Write out all the entries word for word and omit any pictures.
##############################
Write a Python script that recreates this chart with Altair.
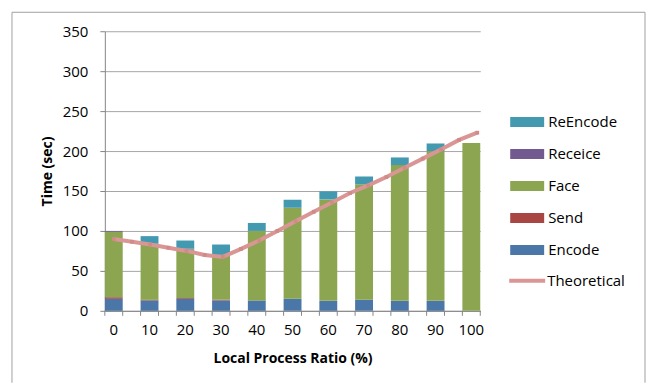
import altair as alt
import pandas as pd

# Stacked time components per local process ratio (%)
ratios = [0, 10, 20, 30, 40, 50, 60, 70, 80, 90, 100]
encode = [15, 13, 15, 13, 13, 15, 12.5, 14, 12.5, 12.5, 0]
send = [2, 1, 1, 1, 0, 0, 0, 0, 0, 0, 0]
face = [82, 69, 61, 55, 87, 114, 127, 144.5, 170, 187.5, 210]
receice = [1, 1, 1, 1, 0, 0, 0, 0, 0, 0, 0]
reencode = [0, 9.5, 10, 13, 10, 10, 10, 9.5, 9.5, 9.5, 0]

# Theoretical curve, sampled every 5 %
theory_ratios = [0, 5, 10, 15, 20, 25, 30, 35, 40, 45, 50,
                 55, 60, 65, 70, 75, 80, 85, 90, 95, 100]
theoretical = [90, 86.5, 83, 79, 75, 70, 67.5, 77.5, 88, 100, 112,
               124, 135.5, 147.5, 157, 167.5, 179, 190.5, 202, 214, 223]

# bottom-to-top stacking order
series_names = ["Encode", "Send", "Face", "Receice", "ReEncode"]
series_values = [encode, send, face, receice, reencode]
legend_order = ["ReEncode", "Receice", "Face", "Send", "Encode"]
legend_colors = ["#4299B0", "#72598F", "#8BA550", "#A94643", "#4A76A8"]
line_color = "#D99694"
y_ticks = [0, 50, 100, 150, 200, 250, 300, 350]

AXIS_GRAY = "#868686"
GRID_GRAY = "#A6A6A6"
FONT = "Open Sans"
W, H = 376, 280

rows = []
for idx, (name, vals) in enumerate(zip(series_names, series_values)):
    for r, v in zip(ratios, vals):
        rows.append({"ratio": r, "series": name, "value": v, "stack": idx})
bars_df = pd.DataFrame(rows)
cats_df = pd.DataFrame({"ratio": ratios})
theory_df = pd.DataFrame({"ratio": theory_ratios, "value": theoretical,
                          "name": ["Theoretical"] * len(theory_ratios)})

x_band = alt.Scale(paddingInner=0.5, paddingOuter=0)
y_scale = alt.Scale(domain=[0, 350], nice=False)
y_axis = alt.Axis(title="Time (sec)", values=y_ticks, labelOverlap=False,
                  domainColor=AXIS_GRAY, tickColor=AXIS_GRAY, tickSize=5,
                  gridColor=GRID_GRAY, labelPadding=12, titlePadding=8)

bars = alt.Chart(bars_df).mark_bar().encode(
    x=alt.X("ratio:O", scale=x_band,
            axis=alt.Axis(title="Local Process Ratio (%)", labelAngle=0,
                          ticks=False, domainColor=AXIS_GRAY, labelPadding=12,
                          titlePadding=14)),
    y=alt.Y("value:Q", stack="zero", scale=y_scale, axis=y_axis),
    color=alt.Color("series:N",
                    scale=alt.Scale(domain=legend_order, range=legend_colors),
                    legend=alt.Legend(title=None, orient="none", legendX=413, legendY=81,
                                      symbolType="M-1.7,-0.5L1.7,-0.5L1.7,0.5L-1.7,0.5Z",
                                      symbolSize=400, symbolStrokeWidth=0,
                                      labelFont=FONT, labelFontSize=15,
                                      labelOffset=11, rowPadding=14, padding=0)),
    order=alt.Order("stack:Q"),
)

# category-axis tick marks at both edges of each bar
tick_left = alt.Chart(cats_df).mark_rule(color=AXIS_GRAY).encode(
    x=alt.X("ratio:O", scale=x_band, bandPosition=0),
    y=alt.value(H), y2=alt.value(H + 5),
)
tick_right = alt.Chart(cats_df).mark_rule(color=AXIS_GRAY).encode(
    x=alt.X("ratio:O", scale=x_band, bandPosition=1),
    y=alt.value(H), y2=alt.value(H + 5),
)

line_base = alt.Chart(theory_df).encode(
    x=alt.X("ratio:Q", scale=alt.Scale(domain=[-2.47, 100.82], nice=False, zero=False),
            axis=None),
    y=alt.Y("value:Q", scale=y_scale, axis=y_axis),
)
line = line_base.mark_line(strokeWidth=4).encode(
    stroke=alt.Stroke("name:N", scale=alt.Scale(range=[line_color]),
                      legend=alt.Legend(title=None, orient="none", legendX=403, legendY=230,
                                        symbolType="stroke", symbolSize=1296,
                                        symbolStrokeWidth=4, labelFont=FONT,
                                        labelFontSize=15, labelOffset=0, padding=0)),
)
markers = line_base.mark_point(shape="square", size=14, filled=True,
                               color="#D08A88", opacity=1)

# outer chart frame
one = alt.Data(values=[{}])
frame_top = alt.Chart(one).mark_rule(color="#A0A0A0").encode(
    x=alt.value(-93), x2=alt.value(541), y=alt.value(-19))
frame_left = alt.Chart(one).mark_rule(color="#A0A0A0").encode(
    x=alt.value(-93), y=alt.value(-19), y2=alt.value(352))
frame_right = alt.Chart(one).mark_rule(color="#A0A0A0").encode(
    x=alt.value(541), y=alt.value(-19), y2=alt.value(352))

chart = alt.layer(
    alt.layer(bars, tick_left, tick_right),
    alt.layer(line, markers),
    frame_top, frame_left, frame_right,
).resolve_scale(x="independent").properties(
    width=W, height=H,
    padding={"left": 11, "top": 11, "right": 2, "bottom": 0},
).configure_view(stroke=None).configure_axis(
    labelFont=FONT, labelFontSize=15, labelColor="#000000",
    titleFont=FONT, titleFontSize=14, titleFontWeight="bold", titleColor="#000000",
).configure_legend(labelColor="#000000")

chart.save("out.html", embed_options={"renderer": "svg", "actions": False})
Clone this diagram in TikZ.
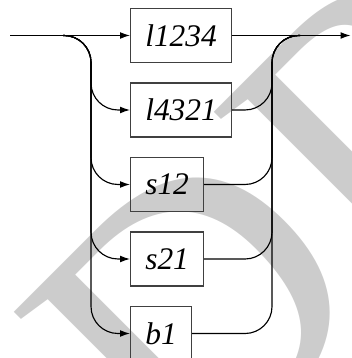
##############################
▸ **The reply**
Write a Python script that recreates this chart with Altair.
import altair as alt
import pandas as pd

# Stacked time components per local process ratio (%)
ratios = [0, 10, 20, 30, 40, 50, 60, 70, 80, 90, 100]
encode = [15, 13, 15, 13, 13, 15, 12.5, 14, 12.5, 12.5, 0]
send = [2, 1, 1, 1, 0, 0, 0, 0, 0, 0, 0]
face = [82, 69, 61, 55, 87, 114, 127, 144.5, 170, 187.5, 210]
receice = [1, 1, 1, 1, 0, 0, 0, 0, 0, 0, 0]
reencode = [0, 9.5, 10, 13, 10, 10, 10, 9.5, 9.5, 9.5, 0]

# Theoretical curve, sampled every 5 %
theory_ratios = [0, 5, 10, 15, 20, 25, 30, 35, 40, 45, 50,
                 55, 60, 65, 70, 75, 80, 85, 90, 95, 100]
theoretical = [90, 86.5, 83, 79, 75, 70, 67.5, 77.5, 88, 100, 112,
               124, 135.5, 147.5, 157, 167.5, 179, 190.5, 202, 214, 223]

# bottom-to-top stacking order
series_names = ["Encode", "Send", "Face", "Receice", "ReEncode"]
series_values = [encode, send, face, receice, reencode]
legend_order = ["ReEncode", "Receice", "Face", "Send", "Encode"]
legend_colors = ["#4299B0", "#72598F", "#8BA550", "#A94643", "#4A76A8"]
line_color = "#D99694"
y_ticks = [0, 50, 100, 150, 200, 250, 300, 350]

AXIS_GRAY = "#868686"
GRID_GRAY = "#A6A6A6"
FONT = "Open Sans"
W, H = 376, 280

rows = []
for idx, (name, vals) in enumerate(zip(series_names, series_values)):
    for r, v in zip(ratios, vals):
        rows.append({"ratio": r, "series": name, "value": v, "stack": idx})
bars_df = pd.DataFrame(rows)
cats_df = pd.DataFrame({"ratio": ratios})
theory_df = pd.DataFrame({"ratio": theory_ratios, "value": theoretical,
                          "name": ["Theoretical"] * len(theory_ratios)})

x_band = alt.Scale(paddingInner=0.5, paddingOuter=0)
y_scale = alt.Scale(domain=[0, 350], nice=False)
y_axis = alt.Axis(title="Time (sec)", values=y_ticks, labelOverlap=False,
                  domainColor=AXIS_GRAY, tickColor=AXIS_GRAY, tickSize=5,
                  gridColor=GRID_GRAY, labelPadding=12, titlePadding=8)

bars = alt.Chart(bars_df).mark_bar().encode(
    x=alt.X("ratio:O", scale=x_band,
            axis=alt.Axis(title="Local Process Ratio (%)", labelAngle=0,
                          ticks=False, domainColor=AXIS_GRAY, labelPadding=12,
                          titlePadding=14)),
    y=alt.Y("value:Q", stack="zero", scale=y_scale, axis=y_axis),
    color=alt.Color("series:N",
                    scale=alt.Scale(domain=legend_order, range=legend_colors),
                    legend=alt.Legend(title=None, orient="none", legendX=413, legendY=81,
                                      symbolType="M-1.7,-0.5L1.7,-0.5L1.7,0.5L-1.7,0.5Z",
                                      symbolSize=400, symbolStrokeWidth=0,
                                      labelFont=FONT, labelFontSize=15,
                                      labelOffset=11, rowPadding=14, padding=0)),
    order=alt.Order("stack:Q"),
)

# category-axis tick marks at both edges of each bar
tick_left = alt.Chart(cats_df).mark_rule(color=AXIS_GRAY).encode(
    x=alt.X("ratio:O", scale=x_band, bandPosition=0),
    y=alt.value(H), y2=alt.value(H + 5),
)
tick_right = alt.Chart(cats_df).mark_rule(color=AXIS_GRAY).encode(
    x=alt.X("ratio:O", scale=x_band, bandPosition=1),
    y=alt.value(H), y2=alt.value(H + 5),
)

line_base = alt.Chart(theory_df).encode(
    x=alt.X("ratio:Q", scale=alt.Scale(domain=[-2.47, 100.82], nice=False, zero=False),
            axis=None),
    y=alt.Y("value:Q", scale=y_scale, axis=y_axis),
)
line = line_base.mark_line(strokeWidth=4).encode(
    stroke=alt.Stroke("name:N", scale=alt.Scale(range=[line_color]),
                      legend=alt.Legend(title=None, orient="none", legendX=403, legendY=230,
                                        symbolType="stroke", symbolSize=1296,
                                        symbolStrokeWidth=4, labelFont=FONT,
                                        labelFontSize=15, labelOffset=0, padding=0)),
)
markers = line_base.mark_point(shape="square", size=14, filled=True,
                               color="#D08A88", opacity=1)

# outer chart frame
one = alt.Data(values=[{}])
frame_top = alt.Chart(one).mark_rule(color="#A0A0A0").encode(
    x=alt.value(-93), x2=alt.value(541), y=alt.value(-19))
frame_left = alt.Chart(one).mark_rule(color="#A0A0A0").encode(
    x=alt.value(-93), y=alt.value(-19), y2=alt.value(352))
frame_right = alt.Chart(one).mark_rule(color="#A0A0A0").encode(
    x=alt.value(541), y=alt.value(-19), y2=alt.value(352))

chart = alt.layer(
    alt.layer(bars, tick_left, tick_right),
    alt.layer(line, markers),
    frame_top, frame_left, frame_right,
).resolve_scale(x="independent").properties(
    width=W, height=H,
    padding={"left": 11, "top": 11, "right": 2, "bottom": 0},
).configure_view(stroke=None).configure_axis(
    labelFont=FONT, labelFontSize=15, labelColor="#000000",
    titleFont=FONT, titleFontSize=14, titleFontWeight="bold", titleColor="#000000",
).configure_legend(labelColor="#000000")

chart.save("out.html", embed_options={"renderer": "svg", "actions": False})
Clone this diagram in TikZ.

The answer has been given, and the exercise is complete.